◆ Written exercise:
Copy out all lines where "matplotlib" appears.

◆ Material:
---------------
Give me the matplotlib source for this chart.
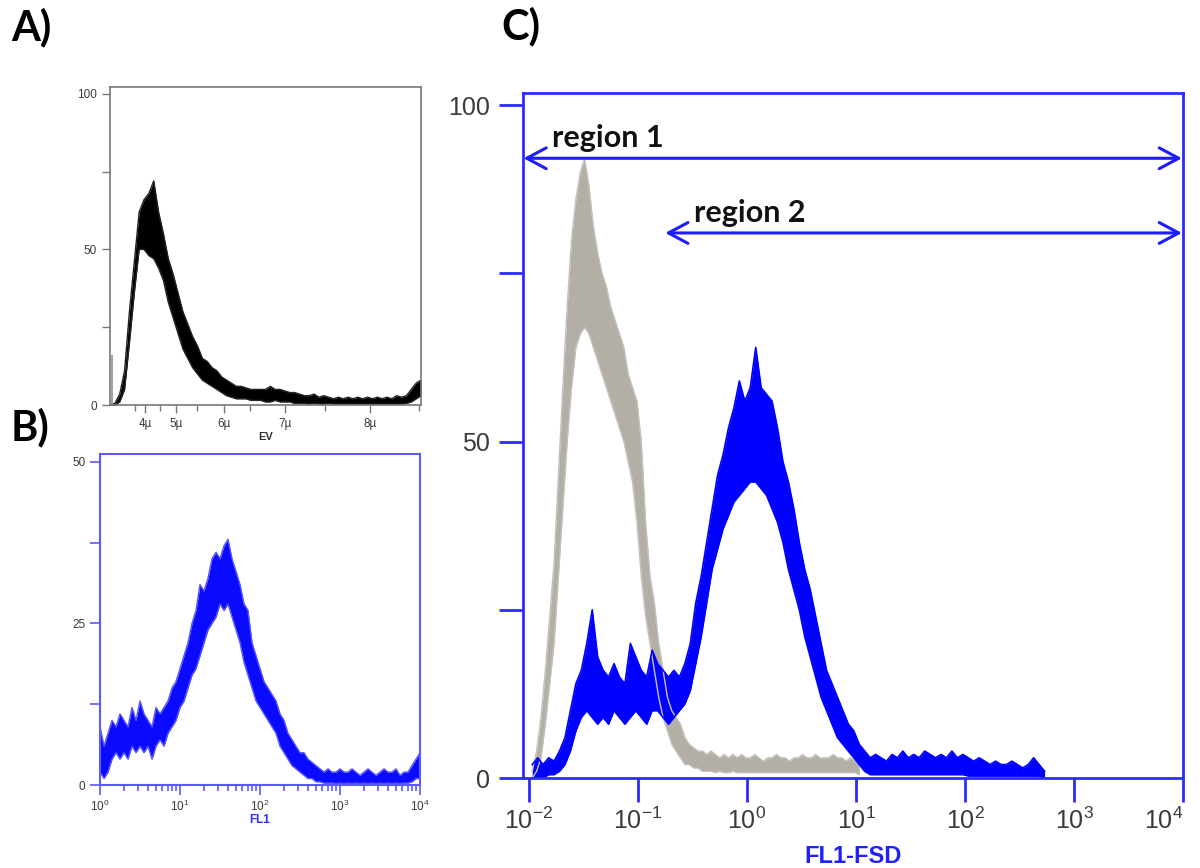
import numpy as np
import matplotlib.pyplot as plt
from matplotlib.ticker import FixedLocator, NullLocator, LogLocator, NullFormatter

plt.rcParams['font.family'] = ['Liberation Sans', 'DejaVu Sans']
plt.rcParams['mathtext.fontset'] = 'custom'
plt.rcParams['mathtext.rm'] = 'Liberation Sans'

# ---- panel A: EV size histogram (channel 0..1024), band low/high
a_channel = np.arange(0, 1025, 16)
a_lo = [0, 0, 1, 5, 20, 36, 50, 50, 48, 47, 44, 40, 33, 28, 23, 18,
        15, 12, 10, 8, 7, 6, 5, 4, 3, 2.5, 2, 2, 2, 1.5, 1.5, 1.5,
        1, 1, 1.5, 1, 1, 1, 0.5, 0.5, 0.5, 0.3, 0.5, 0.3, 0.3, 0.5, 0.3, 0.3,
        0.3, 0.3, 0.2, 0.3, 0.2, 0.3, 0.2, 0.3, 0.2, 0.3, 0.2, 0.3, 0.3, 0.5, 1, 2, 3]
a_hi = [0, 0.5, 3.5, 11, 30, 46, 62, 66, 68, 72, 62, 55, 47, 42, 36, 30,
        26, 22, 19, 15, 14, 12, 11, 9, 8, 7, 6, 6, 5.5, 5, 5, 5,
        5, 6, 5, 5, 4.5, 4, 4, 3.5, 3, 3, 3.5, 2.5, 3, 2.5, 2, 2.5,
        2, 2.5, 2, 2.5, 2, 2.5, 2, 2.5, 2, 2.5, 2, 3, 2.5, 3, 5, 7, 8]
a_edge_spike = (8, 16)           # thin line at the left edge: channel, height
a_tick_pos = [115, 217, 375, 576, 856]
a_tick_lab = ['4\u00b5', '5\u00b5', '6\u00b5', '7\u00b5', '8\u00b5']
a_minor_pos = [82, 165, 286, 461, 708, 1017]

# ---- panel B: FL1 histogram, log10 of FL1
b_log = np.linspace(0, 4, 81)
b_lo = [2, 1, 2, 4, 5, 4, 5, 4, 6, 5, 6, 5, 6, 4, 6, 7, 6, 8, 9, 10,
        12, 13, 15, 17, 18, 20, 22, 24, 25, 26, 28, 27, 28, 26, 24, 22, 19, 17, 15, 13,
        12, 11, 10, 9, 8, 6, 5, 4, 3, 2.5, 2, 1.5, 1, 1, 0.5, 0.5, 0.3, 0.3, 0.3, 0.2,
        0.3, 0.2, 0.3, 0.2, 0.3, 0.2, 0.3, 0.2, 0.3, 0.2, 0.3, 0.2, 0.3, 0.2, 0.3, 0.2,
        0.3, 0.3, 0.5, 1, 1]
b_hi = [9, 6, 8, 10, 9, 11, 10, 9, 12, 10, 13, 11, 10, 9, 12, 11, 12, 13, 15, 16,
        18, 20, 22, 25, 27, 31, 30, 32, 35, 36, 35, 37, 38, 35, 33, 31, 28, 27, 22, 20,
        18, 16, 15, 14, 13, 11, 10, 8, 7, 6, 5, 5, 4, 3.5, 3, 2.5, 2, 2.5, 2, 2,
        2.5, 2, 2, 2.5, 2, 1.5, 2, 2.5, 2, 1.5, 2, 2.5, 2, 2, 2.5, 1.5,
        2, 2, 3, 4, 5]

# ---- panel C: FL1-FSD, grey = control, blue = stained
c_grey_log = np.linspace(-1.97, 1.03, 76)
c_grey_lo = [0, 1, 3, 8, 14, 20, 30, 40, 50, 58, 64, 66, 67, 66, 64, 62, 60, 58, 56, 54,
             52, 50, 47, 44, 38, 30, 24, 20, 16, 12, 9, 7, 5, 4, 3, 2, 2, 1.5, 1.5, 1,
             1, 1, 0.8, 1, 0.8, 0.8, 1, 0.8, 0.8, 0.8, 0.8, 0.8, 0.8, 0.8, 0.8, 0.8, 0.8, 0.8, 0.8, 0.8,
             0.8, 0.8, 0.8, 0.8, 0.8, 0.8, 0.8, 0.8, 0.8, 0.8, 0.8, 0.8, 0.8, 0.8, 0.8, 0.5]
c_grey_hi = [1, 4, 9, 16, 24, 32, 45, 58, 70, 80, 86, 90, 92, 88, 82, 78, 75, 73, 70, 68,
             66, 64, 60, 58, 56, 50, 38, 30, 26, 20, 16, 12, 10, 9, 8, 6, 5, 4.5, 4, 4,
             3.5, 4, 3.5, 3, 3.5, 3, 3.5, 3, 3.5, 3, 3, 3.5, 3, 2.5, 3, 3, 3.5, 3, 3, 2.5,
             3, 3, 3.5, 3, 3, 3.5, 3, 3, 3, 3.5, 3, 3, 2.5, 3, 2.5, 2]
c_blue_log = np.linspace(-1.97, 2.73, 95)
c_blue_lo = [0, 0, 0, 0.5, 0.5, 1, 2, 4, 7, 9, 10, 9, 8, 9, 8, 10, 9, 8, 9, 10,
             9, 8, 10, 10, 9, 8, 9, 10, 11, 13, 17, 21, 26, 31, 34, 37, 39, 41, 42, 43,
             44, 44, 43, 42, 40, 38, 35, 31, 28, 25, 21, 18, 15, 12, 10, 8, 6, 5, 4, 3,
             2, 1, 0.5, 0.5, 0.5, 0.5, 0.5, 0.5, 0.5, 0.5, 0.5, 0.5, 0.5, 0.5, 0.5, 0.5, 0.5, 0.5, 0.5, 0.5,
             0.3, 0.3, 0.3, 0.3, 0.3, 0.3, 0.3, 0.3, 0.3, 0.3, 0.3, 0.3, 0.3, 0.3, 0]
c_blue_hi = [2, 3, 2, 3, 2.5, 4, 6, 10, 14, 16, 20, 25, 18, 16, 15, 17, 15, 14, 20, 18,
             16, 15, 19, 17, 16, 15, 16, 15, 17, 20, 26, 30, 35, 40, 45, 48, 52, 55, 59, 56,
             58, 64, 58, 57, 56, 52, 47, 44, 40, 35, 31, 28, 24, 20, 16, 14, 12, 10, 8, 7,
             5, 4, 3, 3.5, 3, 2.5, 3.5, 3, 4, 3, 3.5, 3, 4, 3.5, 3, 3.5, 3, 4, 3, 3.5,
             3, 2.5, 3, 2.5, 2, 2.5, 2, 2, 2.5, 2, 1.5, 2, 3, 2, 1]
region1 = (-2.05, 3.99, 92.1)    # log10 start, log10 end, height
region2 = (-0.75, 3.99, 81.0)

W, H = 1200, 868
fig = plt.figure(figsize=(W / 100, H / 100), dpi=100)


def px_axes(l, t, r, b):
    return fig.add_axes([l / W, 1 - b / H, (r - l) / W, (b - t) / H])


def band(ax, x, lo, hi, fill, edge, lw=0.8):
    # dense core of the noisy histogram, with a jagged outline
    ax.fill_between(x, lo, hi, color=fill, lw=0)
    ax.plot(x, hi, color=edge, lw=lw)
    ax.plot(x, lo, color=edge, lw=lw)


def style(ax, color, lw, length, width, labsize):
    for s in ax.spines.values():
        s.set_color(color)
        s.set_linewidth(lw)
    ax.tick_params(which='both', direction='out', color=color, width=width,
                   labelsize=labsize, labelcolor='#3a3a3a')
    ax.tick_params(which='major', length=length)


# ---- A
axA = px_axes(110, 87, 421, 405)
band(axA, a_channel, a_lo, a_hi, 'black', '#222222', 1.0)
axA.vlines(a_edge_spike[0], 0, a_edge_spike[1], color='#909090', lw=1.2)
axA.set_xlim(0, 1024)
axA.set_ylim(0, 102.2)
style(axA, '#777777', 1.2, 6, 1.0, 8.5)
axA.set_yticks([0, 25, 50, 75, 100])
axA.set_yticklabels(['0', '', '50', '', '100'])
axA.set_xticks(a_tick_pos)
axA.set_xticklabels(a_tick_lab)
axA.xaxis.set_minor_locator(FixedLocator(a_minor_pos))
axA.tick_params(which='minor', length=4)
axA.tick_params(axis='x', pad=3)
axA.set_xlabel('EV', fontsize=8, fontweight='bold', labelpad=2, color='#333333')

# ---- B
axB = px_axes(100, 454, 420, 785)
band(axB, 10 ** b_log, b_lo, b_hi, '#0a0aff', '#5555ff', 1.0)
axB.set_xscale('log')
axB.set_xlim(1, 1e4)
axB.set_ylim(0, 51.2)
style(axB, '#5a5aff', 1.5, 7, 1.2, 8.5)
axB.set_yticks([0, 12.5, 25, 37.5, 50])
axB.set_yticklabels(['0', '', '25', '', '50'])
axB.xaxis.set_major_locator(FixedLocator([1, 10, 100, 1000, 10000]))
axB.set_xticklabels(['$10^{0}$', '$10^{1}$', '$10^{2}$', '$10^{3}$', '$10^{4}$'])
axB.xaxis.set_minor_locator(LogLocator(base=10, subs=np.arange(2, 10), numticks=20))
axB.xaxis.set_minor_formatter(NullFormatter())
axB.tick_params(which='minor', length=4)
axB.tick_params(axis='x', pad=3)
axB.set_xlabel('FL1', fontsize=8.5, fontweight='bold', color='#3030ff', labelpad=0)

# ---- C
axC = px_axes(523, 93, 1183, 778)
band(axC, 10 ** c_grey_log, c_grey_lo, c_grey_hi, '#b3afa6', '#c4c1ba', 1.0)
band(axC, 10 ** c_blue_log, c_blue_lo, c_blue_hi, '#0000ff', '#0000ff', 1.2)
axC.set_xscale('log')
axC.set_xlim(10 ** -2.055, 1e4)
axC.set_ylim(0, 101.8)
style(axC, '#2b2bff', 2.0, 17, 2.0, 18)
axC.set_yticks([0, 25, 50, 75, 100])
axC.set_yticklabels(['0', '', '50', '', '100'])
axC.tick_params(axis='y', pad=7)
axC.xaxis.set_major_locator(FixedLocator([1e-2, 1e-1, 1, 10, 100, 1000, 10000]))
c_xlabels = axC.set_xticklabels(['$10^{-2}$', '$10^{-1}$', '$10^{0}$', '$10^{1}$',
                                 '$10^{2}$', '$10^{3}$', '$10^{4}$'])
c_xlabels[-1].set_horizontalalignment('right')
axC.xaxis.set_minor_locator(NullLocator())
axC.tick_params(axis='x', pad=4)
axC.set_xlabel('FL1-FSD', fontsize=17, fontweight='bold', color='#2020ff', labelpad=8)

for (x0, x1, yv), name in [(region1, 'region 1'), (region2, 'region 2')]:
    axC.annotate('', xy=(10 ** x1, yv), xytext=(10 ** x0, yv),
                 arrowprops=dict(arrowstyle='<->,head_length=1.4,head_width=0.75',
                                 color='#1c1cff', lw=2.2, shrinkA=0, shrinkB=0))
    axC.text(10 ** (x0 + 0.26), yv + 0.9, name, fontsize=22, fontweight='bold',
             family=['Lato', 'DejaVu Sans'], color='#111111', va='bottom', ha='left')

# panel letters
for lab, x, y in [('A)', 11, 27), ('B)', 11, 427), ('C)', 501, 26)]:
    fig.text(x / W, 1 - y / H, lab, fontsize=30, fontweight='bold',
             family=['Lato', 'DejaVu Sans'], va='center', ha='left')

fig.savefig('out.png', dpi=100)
---------------
◆ Correct answer:
Give me the matplotlib source for this chart.
import matplotlib.pyplot as plt
from matplotlib.ticker import FixedLocator, NullLocator, LogLocator, NullFormatter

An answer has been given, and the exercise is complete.